Evidence that architecture has converged across all labs.
"""
universal_choices = {
"architecture": "Causal decoder-only (100% of frontier models)",
"normalization": "RMSNorm, pre-norm (100%)",
"activation": "SwiGLU (95%+)",
"position_encoding": "RoPE (95%+)",
"tokenizer": "BPE, 100K+ vocab (90%+)",
}
differentiating_choices = {
"moe_vs_dense": "Still debated (MoE trending upward)",
"attention_variant": "GQA vs MLA vs MHA (GQA dominant)",
"training_data": "Primary differentiator (not architectural)",
"post_training": "Primary differentiator (RLHF methodology)",
"safety_training": "Significant differentiator (Claude vs others)",
}
return universal_choices, differentiating_choices
Summary
The open-closed model gap in 2026 has a clear shape:
Closed (open models match or lead):
- General knowledge (MMLU): Tied
- Coding (HumanEval): Open leads (DeepSeek V3)
- Math (MATH-500): Open leads significantly (DeepSeek V3)
- Multilingual (Chinese): Open leads (Qwen 2.5)
Still Open (closed models lead):
- Safety and alignment: Closed leads by 15%+ (Claude)
- Agentic/tool use: Closed leads by 10% (Claude, GPT-4o)
- Long context (>200K): Closed leads (Gemini at 1M)

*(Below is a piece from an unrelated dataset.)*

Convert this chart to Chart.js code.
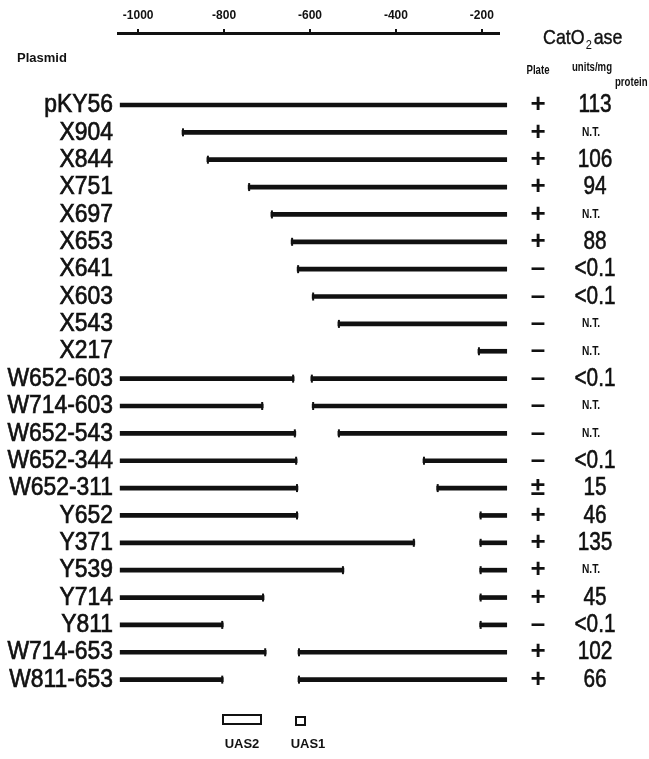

- Instruction following quality: Closed leads by 5-7%
Cost:
- Self-hosted open models: $0.02-0.30 per million tokens
- Closed APIs: $0.55-9.00 per million tokens
- Self-hosting is 3-300x cheaper depending on model and volume
The trajectory: The benchmark gap has collapsed from 16 points (2023) to under 1 point (2025). The remaining gaps are in dimensions that require sustained investment in alignment, agentic training data, and infrastructure (long context). These gaps are narrowing but will persist because they reflect different lab priorities, not architectural limitations.
The most important practical implication: model choice in 2026 should be driven by requirements (privacy, safety, cost, fine-tuning needs), not by raw quality. On benchmarks, the top open and closed models are functionally equivalent.